> DIRECTIONS FOR THIS TASK:
Each line from the top of the listing through the one holding "import seaborn as sns" should be restated word for word, with nothing added and no pictures.

> DATA PROVIDED:

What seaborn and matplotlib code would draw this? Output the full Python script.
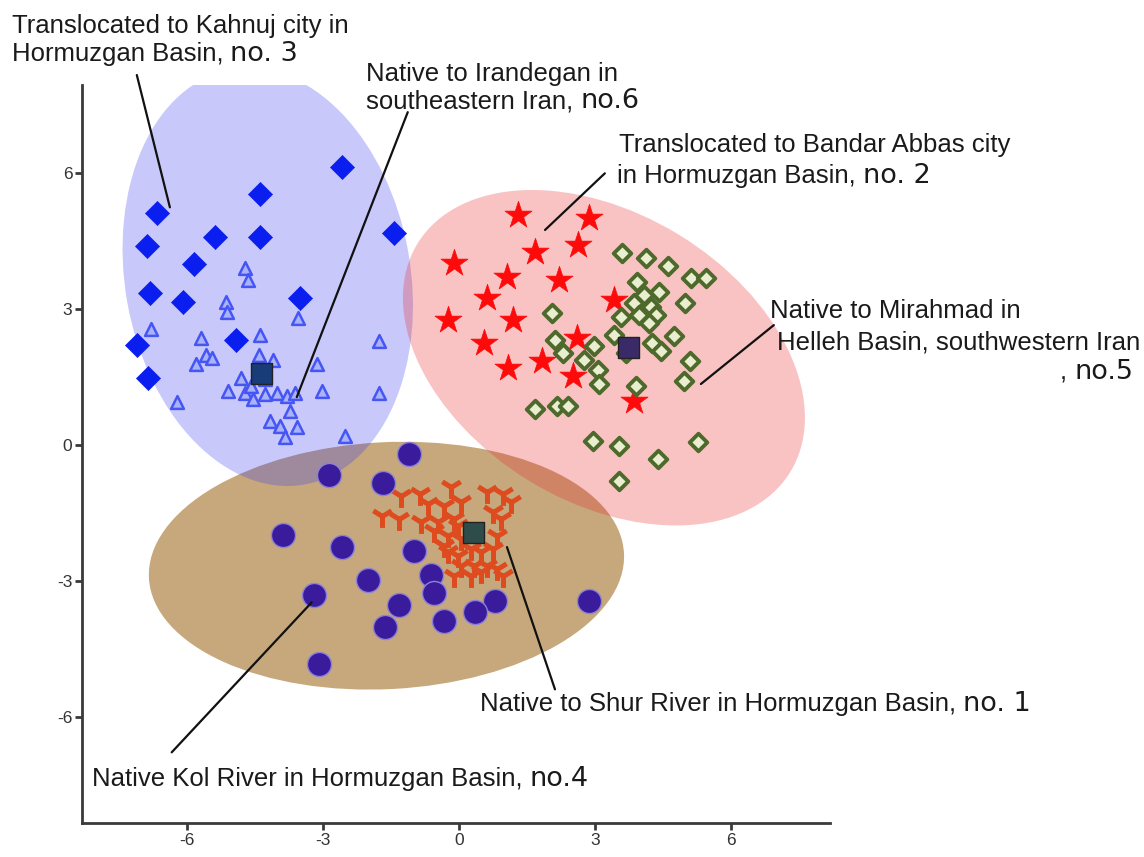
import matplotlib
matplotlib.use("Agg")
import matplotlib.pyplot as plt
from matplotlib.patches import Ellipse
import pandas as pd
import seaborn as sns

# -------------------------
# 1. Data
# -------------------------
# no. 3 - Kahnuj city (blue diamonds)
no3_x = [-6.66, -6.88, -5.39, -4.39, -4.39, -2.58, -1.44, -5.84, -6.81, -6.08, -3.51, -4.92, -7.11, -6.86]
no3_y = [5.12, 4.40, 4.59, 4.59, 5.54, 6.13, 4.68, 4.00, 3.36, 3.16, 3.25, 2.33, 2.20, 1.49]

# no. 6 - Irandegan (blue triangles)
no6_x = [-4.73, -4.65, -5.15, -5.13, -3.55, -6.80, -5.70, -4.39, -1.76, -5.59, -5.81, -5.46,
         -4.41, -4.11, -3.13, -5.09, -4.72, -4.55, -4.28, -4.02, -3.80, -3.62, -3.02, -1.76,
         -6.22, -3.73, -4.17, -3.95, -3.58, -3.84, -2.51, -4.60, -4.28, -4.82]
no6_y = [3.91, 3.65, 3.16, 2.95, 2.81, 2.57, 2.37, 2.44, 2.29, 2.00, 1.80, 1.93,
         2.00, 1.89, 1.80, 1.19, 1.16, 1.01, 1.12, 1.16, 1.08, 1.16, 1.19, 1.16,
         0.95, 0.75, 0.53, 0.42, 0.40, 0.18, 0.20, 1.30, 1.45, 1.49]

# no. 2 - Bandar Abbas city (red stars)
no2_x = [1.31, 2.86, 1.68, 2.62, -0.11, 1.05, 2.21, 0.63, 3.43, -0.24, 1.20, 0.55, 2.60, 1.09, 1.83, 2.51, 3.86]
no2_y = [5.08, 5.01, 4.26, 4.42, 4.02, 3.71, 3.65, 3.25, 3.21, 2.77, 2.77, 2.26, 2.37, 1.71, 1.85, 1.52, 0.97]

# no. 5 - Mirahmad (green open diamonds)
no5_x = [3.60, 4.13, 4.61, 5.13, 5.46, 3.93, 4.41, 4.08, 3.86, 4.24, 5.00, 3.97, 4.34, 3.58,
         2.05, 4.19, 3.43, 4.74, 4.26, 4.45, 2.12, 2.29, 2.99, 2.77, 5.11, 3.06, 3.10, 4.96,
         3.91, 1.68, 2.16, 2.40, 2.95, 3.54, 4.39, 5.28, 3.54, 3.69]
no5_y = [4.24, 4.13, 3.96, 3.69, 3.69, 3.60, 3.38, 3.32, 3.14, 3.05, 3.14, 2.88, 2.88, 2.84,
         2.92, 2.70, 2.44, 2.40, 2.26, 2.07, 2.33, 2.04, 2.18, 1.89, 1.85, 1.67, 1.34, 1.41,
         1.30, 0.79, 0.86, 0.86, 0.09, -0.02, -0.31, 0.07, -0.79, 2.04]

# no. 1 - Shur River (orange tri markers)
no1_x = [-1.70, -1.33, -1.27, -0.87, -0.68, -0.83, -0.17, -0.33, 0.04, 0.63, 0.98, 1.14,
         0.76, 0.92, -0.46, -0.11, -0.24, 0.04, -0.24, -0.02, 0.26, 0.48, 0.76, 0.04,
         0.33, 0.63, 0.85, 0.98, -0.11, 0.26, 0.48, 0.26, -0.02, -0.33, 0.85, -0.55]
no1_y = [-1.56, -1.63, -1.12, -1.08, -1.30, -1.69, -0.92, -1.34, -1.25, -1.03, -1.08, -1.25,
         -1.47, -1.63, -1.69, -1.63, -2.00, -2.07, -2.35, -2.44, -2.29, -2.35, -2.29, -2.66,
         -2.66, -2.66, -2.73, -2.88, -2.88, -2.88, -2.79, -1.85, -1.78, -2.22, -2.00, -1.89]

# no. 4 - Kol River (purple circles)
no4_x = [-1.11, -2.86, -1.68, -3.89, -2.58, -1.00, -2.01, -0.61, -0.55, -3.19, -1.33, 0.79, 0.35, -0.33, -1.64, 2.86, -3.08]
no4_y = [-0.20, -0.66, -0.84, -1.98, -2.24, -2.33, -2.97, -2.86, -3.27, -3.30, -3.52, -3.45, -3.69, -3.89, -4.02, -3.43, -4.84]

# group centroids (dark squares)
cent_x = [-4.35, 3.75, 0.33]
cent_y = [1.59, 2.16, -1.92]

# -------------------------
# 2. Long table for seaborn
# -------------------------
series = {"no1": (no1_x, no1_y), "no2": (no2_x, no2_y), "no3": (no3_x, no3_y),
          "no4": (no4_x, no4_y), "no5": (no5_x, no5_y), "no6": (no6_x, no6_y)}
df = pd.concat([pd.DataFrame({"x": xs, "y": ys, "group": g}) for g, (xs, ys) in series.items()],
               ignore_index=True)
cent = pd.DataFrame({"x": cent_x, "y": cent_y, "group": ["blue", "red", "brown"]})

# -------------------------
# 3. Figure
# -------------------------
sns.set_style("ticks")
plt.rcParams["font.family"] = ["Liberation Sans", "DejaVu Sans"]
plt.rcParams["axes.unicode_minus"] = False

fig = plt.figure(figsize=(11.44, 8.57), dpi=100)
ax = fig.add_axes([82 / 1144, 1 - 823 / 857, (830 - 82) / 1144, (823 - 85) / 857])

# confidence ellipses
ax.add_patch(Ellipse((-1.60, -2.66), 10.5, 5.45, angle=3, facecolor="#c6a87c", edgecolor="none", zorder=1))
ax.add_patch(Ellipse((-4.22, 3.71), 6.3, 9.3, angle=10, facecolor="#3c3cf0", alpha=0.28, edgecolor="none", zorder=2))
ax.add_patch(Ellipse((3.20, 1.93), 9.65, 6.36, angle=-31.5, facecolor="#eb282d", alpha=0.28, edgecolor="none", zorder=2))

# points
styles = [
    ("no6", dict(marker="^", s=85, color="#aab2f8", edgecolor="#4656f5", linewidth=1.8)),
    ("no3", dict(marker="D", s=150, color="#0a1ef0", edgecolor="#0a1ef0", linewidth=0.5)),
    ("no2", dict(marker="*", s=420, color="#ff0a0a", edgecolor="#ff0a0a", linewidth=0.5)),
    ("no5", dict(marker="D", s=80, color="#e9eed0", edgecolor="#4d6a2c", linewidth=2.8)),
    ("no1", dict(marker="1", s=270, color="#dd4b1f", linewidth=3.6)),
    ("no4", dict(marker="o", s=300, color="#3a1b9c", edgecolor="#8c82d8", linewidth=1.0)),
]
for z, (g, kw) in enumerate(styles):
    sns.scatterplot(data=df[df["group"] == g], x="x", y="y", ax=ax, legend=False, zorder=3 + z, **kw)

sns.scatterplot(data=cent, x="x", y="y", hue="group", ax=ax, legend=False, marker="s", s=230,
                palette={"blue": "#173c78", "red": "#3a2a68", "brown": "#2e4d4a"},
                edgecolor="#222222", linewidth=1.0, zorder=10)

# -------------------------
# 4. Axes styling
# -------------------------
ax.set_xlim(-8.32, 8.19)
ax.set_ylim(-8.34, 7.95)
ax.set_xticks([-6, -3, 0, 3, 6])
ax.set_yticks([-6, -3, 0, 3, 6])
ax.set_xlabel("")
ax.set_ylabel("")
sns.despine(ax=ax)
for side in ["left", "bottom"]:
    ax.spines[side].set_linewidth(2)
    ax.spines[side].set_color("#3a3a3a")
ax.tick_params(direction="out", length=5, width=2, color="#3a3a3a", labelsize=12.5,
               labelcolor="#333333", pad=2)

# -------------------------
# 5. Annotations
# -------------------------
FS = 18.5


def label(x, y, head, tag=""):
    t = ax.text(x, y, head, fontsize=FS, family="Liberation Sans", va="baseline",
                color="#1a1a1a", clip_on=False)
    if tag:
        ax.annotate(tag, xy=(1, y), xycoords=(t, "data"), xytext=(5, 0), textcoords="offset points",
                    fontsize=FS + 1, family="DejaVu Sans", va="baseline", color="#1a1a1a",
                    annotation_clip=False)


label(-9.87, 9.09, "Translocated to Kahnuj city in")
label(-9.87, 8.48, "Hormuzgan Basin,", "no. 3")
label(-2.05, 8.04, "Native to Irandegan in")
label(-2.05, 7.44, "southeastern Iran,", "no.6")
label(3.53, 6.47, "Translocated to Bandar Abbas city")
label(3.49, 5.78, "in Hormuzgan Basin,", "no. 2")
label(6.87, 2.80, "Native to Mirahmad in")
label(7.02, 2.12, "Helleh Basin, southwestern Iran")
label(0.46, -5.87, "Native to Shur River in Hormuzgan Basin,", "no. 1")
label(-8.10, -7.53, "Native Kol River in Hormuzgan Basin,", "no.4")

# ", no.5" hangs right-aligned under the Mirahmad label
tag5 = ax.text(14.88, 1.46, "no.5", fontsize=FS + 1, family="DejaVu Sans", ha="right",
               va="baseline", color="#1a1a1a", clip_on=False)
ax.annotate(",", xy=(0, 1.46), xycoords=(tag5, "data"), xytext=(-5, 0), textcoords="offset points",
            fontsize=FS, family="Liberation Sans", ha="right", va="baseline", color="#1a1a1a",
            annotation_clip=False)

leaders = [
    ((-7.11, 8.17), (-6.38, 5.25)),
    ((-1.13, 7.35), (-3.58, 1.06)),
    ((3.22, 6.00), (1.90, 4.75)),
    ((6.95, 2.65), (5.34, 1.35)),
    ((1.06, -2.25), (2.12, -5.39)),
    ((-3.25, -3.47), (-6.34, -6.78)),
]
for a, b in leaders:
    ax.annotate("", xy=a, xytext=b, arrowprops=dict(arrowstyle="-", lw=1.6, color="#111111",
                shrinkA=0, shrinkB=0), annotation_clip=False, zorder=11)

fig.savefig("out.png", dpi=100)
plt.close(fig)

> REPLY TO THE TASK:
What seaborn and matplotlib code would draw this? Output the full Python script.
import matplotlib
matplotlib.use("Agg")
import matplotlib.pyplot as plt
from matplotlib.patches import Ellipse
import pandas as pd
import seaborn as sns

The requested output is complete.